# AIM
Pull every line containing "this" out of the material below.

# RECORDS PROVIDED
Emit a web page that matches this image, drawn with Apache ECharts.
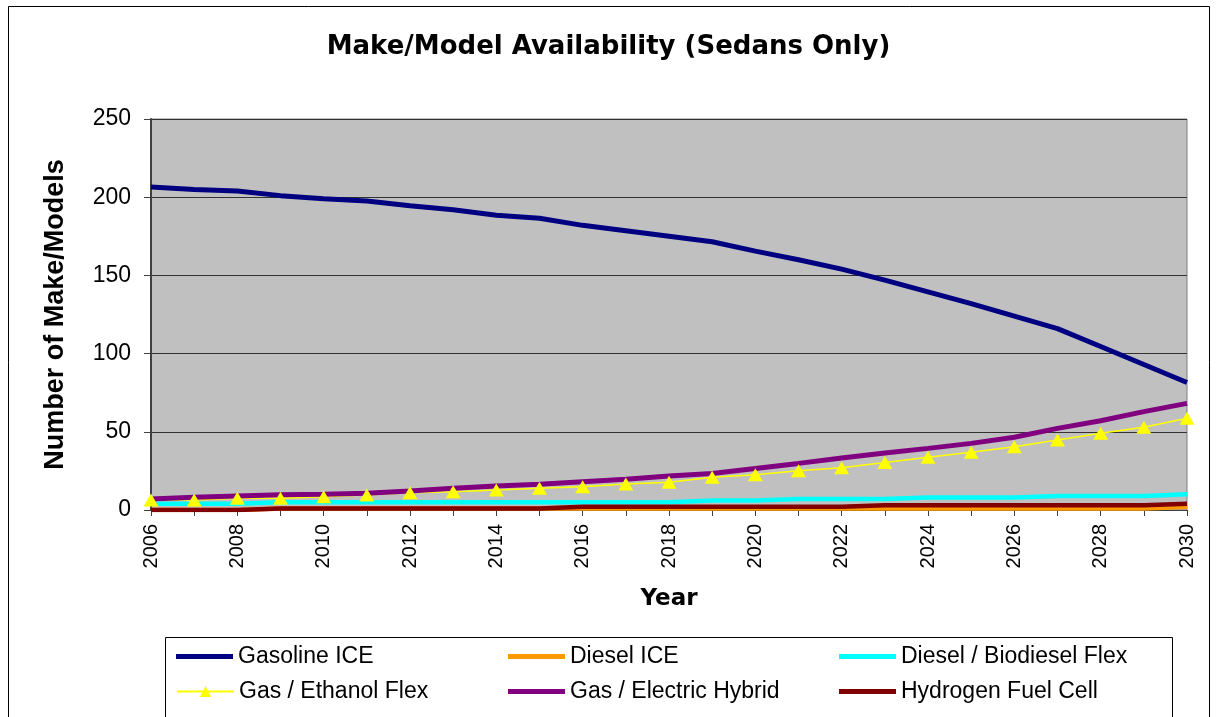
<!DOCTYPE html>
<html>
<head>
<meta charset="utf-8">
<script src="https://cdn.jsdelivr.net/npm/echarts@6/dist/echarts.min.js"></script>
<style>
html,body{margin:0;padding:0;background:#fff;}
#chart{width:1217px;height:717px;}
</style>
</head>
<body>
<div id="chart"></div>
<script>
var years = ['2006','2007','2008','2009','2010','2011','2012','2013','2014','2015','2016','2017','2018','2019','2020','2021','2022','2023','2024','2025','2026','2027','2028','2029','2030'];
var gasolineICE = [206.5,205,204,201,199,197.5,194.5,192,188.5,186.5,182,178.5,175,171.5,165.5,160,154,147,139.5,132,124,116,104.5,93,81.5];
var dieselICE = [0,0,0,1,1,1,1,1,1,1,1,1,1,1,1,1,1,1,1,1,1,1,1,1,2];
var dieselBiodieselFlex = [4,4,4,5,5,5,5,5,5,5,5,5,5,6,6,7,7,7,8,8,8,9,9,9,10];
var gasEthanolFlex = [6.4,6.4,7.5,7.5,8.5,9.6,11,11.7,12.8,13.9,14.9,16.6,17.8,20.9,22.6,25.1,27,30.3,33.7,37,40.5,44.7,49,52.9,58.6];
var gasElectricHybrid = [7,8.1,9,9.8,10.1,10.7,12.2,13.9,15.4,16.4,18.1,19.6,21.7,23.4,26.6,29.8,33.2,36.4,39.4,42.6,46.5,52.2,57.1,62.9,68.2];
var hydrogenFuelCell = [0,0,0,1,1,1,1,1,1,1,2,2,2,2,2,2,2,3,3,3,3,3,3,3,4];
var yTicks = [0,50,100,150,200,250];

var FONT = "'Liberation Sans', Arial, sans-serif";
var chart = echarts.init(document.getElementById('chart'), null, {renderer:'canvas'});

function lineSeries(name, data, color, width) {
  return {
    name: name, type: 'line', data: data,
    symbol: 'none', showSymbol: false,
    lineStyle: {color: color, width: width},
    itemStyle: {color: color},
    animation: false
  };
}

var series = [
  lineSeries('Gasoline ICE', gasolineICE, '#000080', 5),
  lineSeries('Diesel ICE', dieselICE, '#FF9900', 4.5),
  lineSeries('Diesel / Biodiesel Flex', dieselBiodieselFlex, '#00FFFF', 4.5),
  {
    name: 'Gas / Ethanol Flex', type: 'line', data: gasEthanolFlex,
    symbol: 'triangle', symbolSize: [15, 13], showSymbol: true,
    lineStyle: {color: '#FFFF00', width: 1.5},
    itemStyle: {color: '#FFFF00'},
    animation: false
  },
  lineSeries('Gas / Electric Hybrid', gasElectricHybrid, '#800080', 5),
  lineSeries('Hydrogen Fuel Cell', hydrogenFuelCell, '#800000', 4.5)
];

var legendCols = [176, 508, 839];
var legendRows = [645, 680];
var legendNames = ['Gasoline ICE','Diesel ICE','Diesel / Biodiesel Flex','Gas / Ethanol Flex','Gas / Electric Hybrid','Hydrogen Fuel Cell'];
var legendColors = ['#000080','#FF9900','#00FFFF',null,'#800080','#800000'];
var legends = legendNames.map(function(n, i){
  var lg = {
    data: [n], left: legendCols[i % 3], top: legendRows[Math.floor(i / 3)],
    padding: 0, itemWidth: 57, itemHeight: 14, itemGap: 0,
    textStyle: {fontFamily: FONT, fontSize: 23, color: '#000', padding: [0,0,0,0]},
    selectedMode: false
  };
  if (legendColors[i]) {
    lg.data = [{name: n, icon: 'path://M0,0 L57,0 L57,5 L0,5 Z', itemStyle: {color: legendColors[i]}}];
    lg.itemHeight = 5;
  }
  return lg;
});

chart.setOption({
  animation: false,
  backgroundColor: '#ffffff',
  title: {
    text: 'Make/Model Availability (Sedans Only)',
    left: 'center', top: 29,
    textStyle: {fontFamily: "'DejaVu Sans', sans-serif", fontSize: 26, fontWeight: 'bold', color: '#000'}
  },
  legend: legends,
  grid: {
    left: 151, right: 30, top: 119, bottom: 207,
    show: true, backgroundColor: '#C0C0C0', borderColor: '#808080', borderWidth: 1,
    containLabel: false
  },
  xAxis: {
    type: 'category', data: years, boundaryGap: false,
    name: 'Year', nameLocation: 'middle', nameGap: 78,
    nameTextStyle: {fontFamily: "'DejaVu Sans', sans-serif", fontSize: 23, fontWeight: 'bold', color: '#000'},
    axisLine: {show: true, lineStyle: {color: '#404040', width: 1}},
    axisTick: {show: true, interval: 0, length: 6, lineStyle: {color: '#404040'}},
    axisLabel: {interval: 1, rotate: 90, margin: 14, fontFamily: FONT, fontSize: 20, color: '#000'},
    splitLine: {show: false}
  },
  yAxis: {
    type: 'value', min: 0, max: 250, interval: 50,
    name: 'Number of Make/Models', nameLocation: 'middle', nameGap: 82, nameRotate: 90,
    nameTextStyle: {fontFamily: FONT, fontSize: 27, fontWeight: 'bold', color: '#000'},
    axisLine: {show: true, lineStyle: {color: '#404040', width: 2}},
    axisTick: {show: true, length: 7, lineStyle: {color: '#404040'}},
    axisLabel: {margin: 20, fontFamily: FONT, fontSize: 23, color: '#000',
      formatter: function(v){ return yTicks.indexOf(v) >= 0 ? String(v) : ''; }},
    splitLine: {show: true, lineStyle: {color: '#333333', width: 1}}
  },
  graphic: [
    {type: 'rect', silent: true, z: -1, shape: {x: 8.5, y: 6.5, width: 1201, height: 730},
      style: {fill: 'none', stroke: '#000', lineWidth: 1}},
    {type: 'rect', silent: true, z: -1, shape: {x: 165.5, y: 637.5, width: 1007, height: 100},
      style: {fill: 'none', stroke: '#000', lineWidth: 1}}
  ],
  series: series
});
</script>
</body>
</html>
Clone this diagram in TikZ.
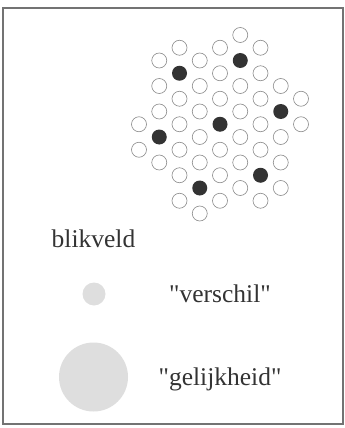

# SOLUTION BELOW
Emit a web page that matches this image, drawn with Apache ECharts.
Clone this diagram in TikZ.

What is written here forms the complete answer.